En zij die kunst en cultuur als een zaak voor en door mensen zien. Dat er naast het passieve consumeren ook een (publieke) ruimte moet zijn voor actief creëren en beleven voor iedereen. Van amateur, hobbyist tot beroeps. Diegenen die pleiten voor het belang van een diversiteit aan uitingen. Als een alternatief voor competitie, commercie en zelfpromotie. Of de noodzaak aan verzet tegen de monocultuur van de oprukkende vermarkting die deze diversiteit bedreigt, en terloops met een vloedgolf van amusante pulp ons met reactionaire waarden overspoelt.
Democratie democratischer maken
Cultuur is per definitie een dynamiek aan tegengestelden, en daarmee ook een leerschool waarbij we allemaal mee op de banken zitten. Wat de cultuursector vandaag in het klein meemaakt, is een microkosmos voor de huidige cultuurstrijd tegen de verrechtsing en vermarkting over gans Europa. Maar er is goed nieuws. België loopt in Noord-Europa voorhoede in sociaal verzet. Vakbonden en burgerbewegingen uit het buitenland volgen het met verbazing en veel interesse.
De hete herfst had alvast vele troeven. De verschillende vakbonden samen met een brede burgerbeweging als Hart Boven Hard & Tout Autre Chose in eenheid met concrete wensen: geen indexsprong en verhoging van de pensioenleeftijd, geen afbraak van de openbare diensten, wel een vermogens(winst)belasting. Solidair in plaats van solitair. Het bracht de nieuwe regeringen al binnen een paar maanden in crisisoverleg: zij zetten de hielen in het zand en werken nu hard aan ‘de communicatie’ (met dank aan het Antwerpse reclamebureau Brandhome).
Noem het massaregie om de aandacht af te leiden: niet de rijken, maar de migranten zouden het probleem zijn. Waar hebben we dat nog gehoord? Geen toegevingen doen, het is luxe die de regering
al niet meer heeft. Dat station zijn we al gepasseerd. Nu komen de strategische voorstellen er aan om het verzet in de tijd uit te putten en te versnipperen. Dat is de volgende voorspelbare halte.
De uitdaging voor de cultuursector is vervolgens hoe we naast onze cultuur ook onze democratie kunnen redden, in het bijzonder wat de besluitvorming van ons cultuurbeleid betreft. Een shockdoctrine, dat zijn tenslotte toch dictatoriale praktijken. Cultuur is iets precair, hervormingen vereisen daarom een breed en open overleg. Waarom zouden wij nu al niet ijveren voor meer inspraak? Voor een referendum bijvoorbeeld?

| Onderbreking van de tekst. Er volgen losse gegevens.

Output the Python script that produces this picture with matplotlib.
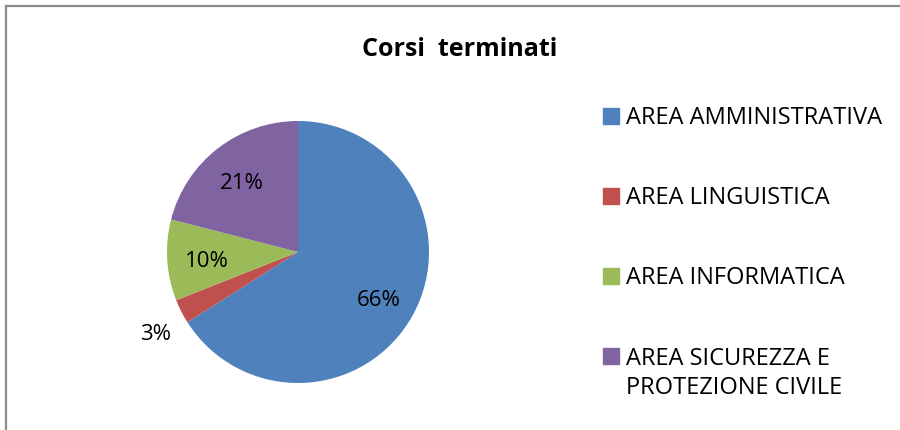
import matplotlib.pyplot as plt
import numpy as np
from matplotlib.patches import Rectangle
from matplotlib.lines import Line2D
from matplotlib.transforms import offset_copy

categories = ['AREA AMMINISTRATIVA', 'AREA LINGUISTICA', 'AREA INFORMATICA',
              'AREA SICUREZZA E\nPROTEZIONE CIVILE']
values = [66, 3, 10, 21]
colors = ['#4F81BD', '#C0504D', '#9BBB59', '#8064A2']

plt.rcParams['font.family'] = ['Open Sans', 'DejaVu Sans']

fig = plt.figure(figsize=(9, 4.3), dpi=100)

# frame (only left and top edges visible in the original)
fig.add_artist(Line2D([6 / 900, 6 / 900], [0, 1 - 6 / 430], color='#8c8c8c', lw=1.6))
fig.add_artist(Line2D([6 / 900, 1], [1 - 6 / 430, 1 - 6 / 430], color='#8c8c8c', lw=1.6))

fig.text(460 / 900, 1 - 49 / 430, 'Corsi  terminati', ha='center', va='center',
         fontsize=18, fontweight='bold')

ax = fig.add_axes([167 / 900, 47 / 430, 262 / 900, 262 / 430])
wedges, _ = ax.pie(values, colors=colors, startangle=90, counterclock=False,
                   radius=1, wedgeprops=dict(linewidth=0))
ax.set_xlim(-1, 1)
ax.set_ylim(-1, 1)
ax.set_aspect('equal')
ax.axis('off')

# percentage labels, small slices go outside
total = sum(values)
shifted = offset_copy(ax.transData, fig=fig, x=0, y=-4, units='dots')
for w, v in zip(wedges, values):
    ang = np.deg2rad((w.theta1 + w.theta2) / 2)
    r = 0.7 if v / total > 0.05 else 1.24
    if v / total <= 0.05:
        ang += np.deg2rad(2)
    ax.text(r * np.cos(ang), r * np.sin(ang), f'{v / total:.0%}', ha='center',
            va='center', fontsize=16, clip_on=False, transform=shifted)

# legend
rows_y = [116, 196, 276, 356]
for label, c, yy in zip(categories, colors, rows_y):
    fig.add_artist(Rectangle((603 / 900, 1 - (yy + 8) / 430), 16 / 900, 16 / 430,
                             transform=fig.transFigure, color=c))
    ty = yy + 17.5 if '\n' in label else yy + 2
    fig.text(626 / 900, 1 - ty / 430, label, ha='left', va='center',
             fontsize=17, linespacing=1.31)

fig.savefig('out.png', dpi=100)
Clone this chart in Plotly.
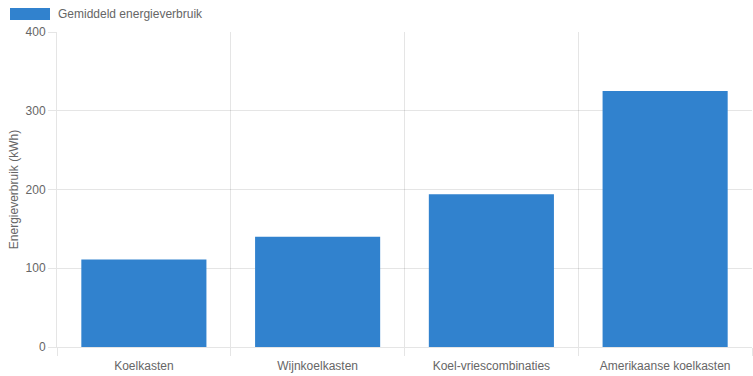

Met eenvoudige vragen.
Bijvoorbeeld, ten eerste, willen we een verticale verbouwing van het culturele veld? Grote en dure vlaggenschepen zogezegd om als kleine regio de concurrentie met het buitenland aan te gaan? Willen we toeristen imponeren en in uitstraling investeren? Of kiezen we voor een horizontale organisatie: diversiteit en veelheid, met veel ruimte voor talent, eerder dan economische return? Democratisch en bereikbaar, met aandacht voor wat nieuw of lokaal kiemt.
Tweede eenvoudig vraagje, niet bepaald overbodig. In vele landen is zoiets als het ‘armslengte-principe’ een ijkpunt voor democratisch bestuur: de politiek moet op enige afstand blijven om zo de sector autonomie te garanderen, zodat instrumentalisering zoveel mogelijk wordt vermeden. Maar als er zich vandaag een minister aandient die ijvert voor een ‘mengmodel’, waarmee hij dan bedoelt dat hij de publieke sector wil openbreken voor private interesses, waarom zouden we dan niet samen ijveren voor een armslengte-principe ten aanzien van de vermarkting? Als die vermarkting in de praktijk al zo hard oprukt, moet er dan ook nog eens beleid zijn dat marktversterkend werkt?
Kortom, mogen wij als samenleving collectief mee beslissen of we kunstbeleving een vrijplaats willen aanbieden ten aanzien van de kunstmarkt en andere commerciële zwendel. Of leveren we onze cultuurmakers over aan die catch-22? Ieder voor zich, de markt voor ons allen.